Para quem não sabe, o bitcoin nasceu de uma ideia após a crise de 2008 de uma moeda que fosse supranacional e que não pudesse ser controlada por um banco central. Isso a deixaria mais estável e confiável que qualquer outra moeda no mundo pois não poderia sofrer intervenções externas. Catorze anos após a publicação do white paper do enigmático Satoshi Nakamoto, não é bem isso que temos visto.
Mas em 7 de setembro de 2021, o controverso presidente de El Salvador, Nayib Bukele, resolveu apostar nessa ideia e determinou o bitcoin (BTC) como moeda oficial do país.
Segundo o presidente, uma das principais motivações era trazer para a economia uma grande parte da população que não tem acesso ao sistema bancário e facilitar o recebimento de remessas internacionais. Além disso, nas palavras de Bukele, o BTC poderia liberar o país do controle do sistema financeiro global tradicional.
El Salvador já vinha com dificuldades econômicas antes mesmo da decisão polêmica por conta de seus déficits fiscais recorrentes. Mas de lá para cá a coisa só piorou.
Bukele e seu ministro das finanças prometeram emitir títulos públicos em bitcoin — uma ideia que nunca se concretizou porque a criptomoeda chegou a perder cerca de 70% de seu valor no pior da crise.
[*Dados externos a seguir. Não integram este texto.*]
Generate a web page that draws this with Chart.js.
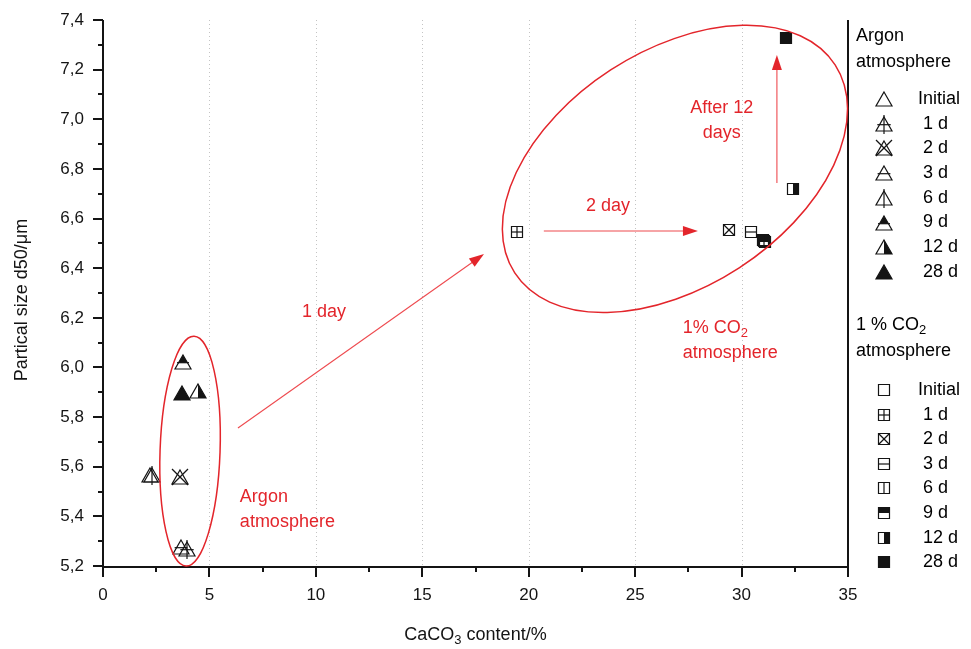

Além disso, havia um projeto para construir a chamada “Bitcoin City”, uma área focada na criptomoeda, livre de impostos e localizada aos pés do vulcão Conchagua para que a energia geotérmica minerasse bitcoin com menos impacto ambiental.
Mais uma ideia que se parece mais com uma jogada de marketing do que com um plano econômico de verdade e que, não preciso nem dizer, não saiu do papel.
Fonte: Be in crypto
Desde a mudança de moeda pelo governo salvadorenho, as condições econômicas internacionais também se deterioraram muito com a Guerra na Ucrânia, a inflação generalizada e a tendência cada vez maior de uma recessão global. Como consequência, há menos apetite para ativos de risco, como o BTC, o que levou a uma forte queda em seu preço.
Isso demonstra que o bitcoin não pode ser considerado uma moeda de verdade. Segundos os princípios básicos de economia, uma moeda precisa cumprir 3 papéis: moeda de troca, reserva de valor e unidade de conta. Atualmente, o bitcoin só cumpre o papel de unidade de conta — e olhe lá. Para que fosse uma moeda de troca verdadeira, mais comércios precisariam aceitar bitcoin e as enormes flutuações no preço impedem que ele seja uma boa reserva de valor.
Para se ter uma ideia, em 7 de setembro de 2021, a cotação do BTC era de cerca de $46 mil dólares por bitcoin. Em julho de 2022, é negociada a cerca de $22 mil dólares — uma queda de mais de 50%.
Somando ao risco que já existia de calote do país caribenho e a queda forte das criptomoedas, ainda há uma série de títulos de dívida externa emitidos em dólares que vencem no começo de 2023. Isso tudo aumentou a pressão sobre Bukele para que ele abandonasse sua criptoeconomia.
Mas ao invés disso ele aumentou sua aposta! Em 30 de junho, o país comprou mais 80 BTC ao preço de $19 mil dólares cada — um gasto de 1 milhão e meio de dólares, ou 7,6 milhões de reais. E em um tweet o presidente ainda agradeceu “àqueles que venderam barato”.
Nos 10 meses de experimento, o uso do bitcoin em solo salvadorenho vem sendo questionado, porque, segundo dados do Banco Central do país, apenas 1,9% de todas as remessas internacionais que entraram no país foram negociadas em cripto.
Consultorias e especialistas que observam o caso imaginam que a única saída para essa crise será recorrer a um acordo de resgate com o FMI. Mas o fundo provavelmente exigirá a revogação da lei bitcoin, o que afetaria diretamente a popularidade do presidente.
O mais provável é que El Salvador continue a se afundar em dívidas com juros cada vez mais altos até 2024, quando Bukele tentará a reeleição. Até lá, não sabemos o que será do país e muito menos do preço do bitcoin.